INSTRUCTIONS FOR THE TASK:
Write out the entire listing below exactly, with the pictures left out.

STORED DATA:
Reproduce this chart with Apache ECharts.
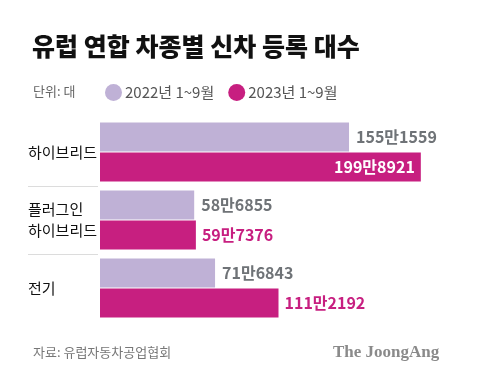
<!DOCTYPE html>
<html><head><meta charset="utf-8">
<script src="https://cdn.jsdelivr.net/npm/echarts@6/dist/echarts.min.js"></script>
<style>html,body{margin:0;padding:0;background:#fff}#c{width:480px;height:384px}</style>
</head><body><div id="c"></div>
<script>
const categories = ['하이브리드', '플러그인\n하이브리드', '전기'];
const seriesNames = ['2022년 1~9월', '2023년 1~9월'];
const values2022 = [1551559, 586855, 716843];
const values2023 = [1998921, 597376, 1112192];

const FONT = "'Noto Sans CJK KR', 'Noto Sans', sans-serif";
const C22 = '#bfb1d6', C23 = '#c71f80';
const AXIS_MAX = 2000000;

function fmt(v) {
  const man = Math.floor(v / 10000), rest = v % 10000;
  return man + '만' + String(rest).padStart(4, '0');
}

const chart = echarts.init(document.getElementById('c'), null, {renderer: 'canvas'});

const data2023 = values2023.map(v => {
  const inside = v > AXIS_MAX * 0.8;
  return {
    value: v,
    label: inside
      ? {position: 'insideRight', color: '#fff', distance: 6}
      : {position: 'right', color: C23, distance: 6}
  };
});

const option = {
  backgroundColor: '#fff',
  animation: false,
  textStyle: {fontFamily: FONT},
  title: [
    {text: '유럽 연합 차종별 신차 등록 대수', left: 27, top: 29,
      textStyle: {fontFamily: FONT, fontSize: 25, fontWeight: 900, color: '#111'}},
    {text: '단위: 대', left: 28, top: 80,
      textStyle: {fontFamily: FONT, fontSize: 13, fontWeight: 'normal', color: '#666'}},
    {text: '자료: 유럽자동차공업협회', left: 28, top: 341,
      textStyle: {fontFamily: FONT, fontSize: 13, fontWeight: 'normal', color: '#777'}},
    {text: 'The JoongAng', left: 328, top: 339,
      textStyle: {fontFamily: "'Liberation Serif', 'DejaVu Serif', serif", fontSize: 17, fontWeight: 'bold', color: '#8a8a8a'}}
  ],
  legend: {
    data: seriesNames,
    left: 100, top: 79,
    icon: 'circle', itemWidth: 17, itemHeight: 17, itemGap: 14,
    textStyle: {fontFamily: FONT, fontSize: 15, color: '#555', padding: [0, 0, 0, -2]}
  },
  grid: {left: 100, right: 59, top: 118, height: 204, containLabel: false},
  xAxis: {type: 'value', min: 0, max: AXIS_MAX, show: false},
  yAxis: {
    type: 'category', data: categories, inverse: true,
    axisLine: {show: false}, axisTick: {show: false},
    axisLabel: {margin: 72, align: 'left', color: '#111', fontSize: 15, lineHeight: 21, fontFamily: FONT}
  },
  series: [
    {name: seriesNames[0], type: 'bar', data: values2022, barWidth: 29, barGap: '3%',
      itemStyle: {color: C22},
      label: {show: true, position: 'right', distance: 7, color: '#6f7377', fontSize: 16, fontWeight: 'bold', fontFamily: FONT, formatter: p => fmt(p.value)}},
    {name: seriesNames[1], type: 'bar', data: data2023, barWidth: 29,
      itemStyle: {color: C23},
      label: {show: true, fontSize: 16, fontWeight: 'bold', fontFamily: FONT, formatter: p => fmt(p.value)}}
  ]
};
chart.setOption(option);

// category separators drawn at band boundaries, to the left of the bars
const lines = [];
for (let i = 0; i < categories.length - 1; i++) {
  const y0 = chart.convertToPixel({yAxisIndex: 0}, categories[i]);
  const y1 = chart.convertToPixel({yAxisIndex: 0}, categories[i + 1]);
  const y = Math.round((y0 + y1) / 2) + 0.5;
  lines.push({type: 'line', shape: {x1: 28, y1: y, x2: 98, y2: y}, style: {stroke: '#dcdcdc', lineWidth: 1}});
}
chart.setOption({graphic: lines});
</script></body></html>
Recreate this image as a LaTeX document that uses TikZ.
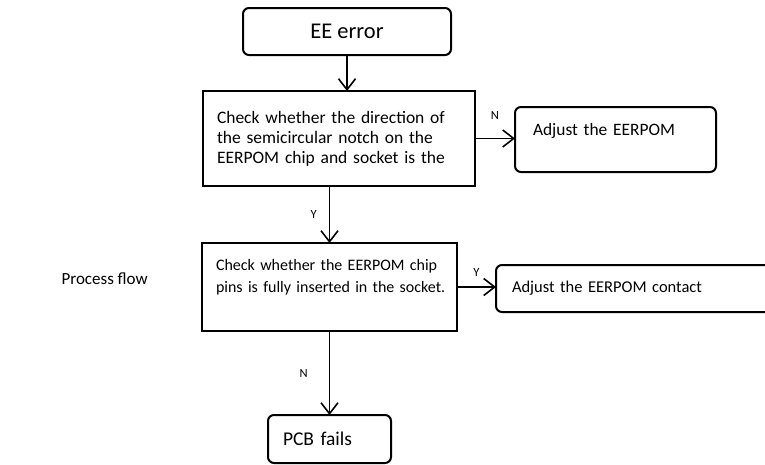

REPLY:
Reproduce this chart with Apache ECharts.
<!DOCTYPE html>
<html><head><meta charset="utf-8">
<script src="https://cdn.jsdelivr.net/npm/echarts@6/dist/echarts.min.js"></script>
<style>html,body{margin:0;padding:0;background:#fff}#c{width:480px;height:384px}</style>
</head><body><div id="c"></div>
<script>
const categories = ['하이브리드', '플러그인\n하이브리드', '전기'];
const seriesNames = ['2022년 1~9월', '2023년 1~9월'];
const values2022 = [1551559, 586855, 716843];
const values2023 = [1998921, 597376, 1112192];

const FONT = "'Noto Sans CJK KR', 'Noto Sans', sans-serif";
const C22 = '#bfb1d6', C23 = '#c71f80';
const AXIS_MAX = 2000000;

function fmt(v) {
  const man = Math.floor(v / 10000), rest = v % 10000;
  return man + '만' + String(rest).padStart(4, '0');
}

const chart = echarts.init(document.getElementById('c'), null, {renderer: 'canvas'});

const data2023 = values2023.map(v => {
  const inside = v > AXIS_MAX * 0.8;
  return {
    value: v,
    label: inside
      ? {position: 'insideRight', color: '#fff', distance: 6}
      : {position: 'right', color: C23, distance: 6}
  };
});

const option = {
  backgroundColor: '#fff',
  animation: false,
  textStyle: {fontFamily: FONT},
  title: [
    {text: '유럽 연합 차종별 신차 등록 대수', left: 27, top: 29,
      textStyle: {fontFamily: FONT, fontSize: 25, fontWeight: 900, color: '#111'}},
    {text: '단위: 대', left: 28, top: 80,
      textStyle: {fontFamily: FONT, fontSize: 13, fontWeight: 'normal', color: '#666'}},
    {text: '자료: 유럽자동차공업협회', left: 28, top: 341,
      textStyle: {fontFamily: FONT, fontSize: 13, fontWeight: 'normal', color: '#777'}},
    {text: 'The JoongAng', left: 328, top: 339,
      textStyle: {fontFamily: "'Liberation Serif', 'DejaVu Serif', serif", fontSize: 17, fontWeight: 'bold', color: '#8a8a8a'}}
  ],
  legend: {
    data: seriesNames,
    left: 100, top: 79,
    icon: 'circle', itemWidth: 17, itemHeight: 17, itemGap: 14,
    textStyle: {fontFamily: FONT, fontSize: 15, color: '#555', padding: [0, 0, 0, -2]}
  },
  grid: {left: 100, right: 59, top: 118, height: 204, containLabel: false},
  xAxis: {type: 'value', min: 0, max: AXIS_MAX, show: false},
  yAxis: {
    type: 'category', data: categories, inverse: true,
    axisLine: {show: false}, axisTick: {show: false},
    axisLabel: {margin: 72, align: 'left', color: '#111', fontSize: 15, lineHeight: 21, fontFamily: FONT}
  },
  series: [
    {name: seriesNames[0], type: 'bar', data: values2022, barWidth: 29, barGap: '3%',
      itemStyle: {color: C22},
      label: {show: true, position: 'right', distance: 7, color: '#6f7377', fontSize: 16, fontWeight: 'bold', fontFamily: FONT, formatter: p => fmt(p.value)}},
    {name: seriesNames[1], type: 'bar', data: data2023, barWidth: 29,
      itemStyle: {color: C23},
      label: {show: true, fontSize: 16, fontWeight: 'bold', fontFamily: FONT, formatter: p => fmt(p.value)}}
  ]
};
chart.setOption(option);

// category separators drawn at band boundaries, to the left of the bars
const lines = [];
for (let i = 0; i < categories.length - 1; i++) {
  const y0 = chart.convertToPixel({yAxisIndex: 0}, categories[i]);
  const y1 = chart.convertToPixel({yAxisIndex: 0}, categories[i + 1]);
  const y = Math.round((y0 + y1) / 2) + 0.5;
  lines.push({type: 'line', shape: {x1: 28, y1: y, x2: 98, y2: y}, style: {stroke: '#dcdcdc', lineWidth: 1}});
}
chart.setOption({graphic: lines});
</script></body></html>
Recreate this image as a LaTeX document that uses TikZ.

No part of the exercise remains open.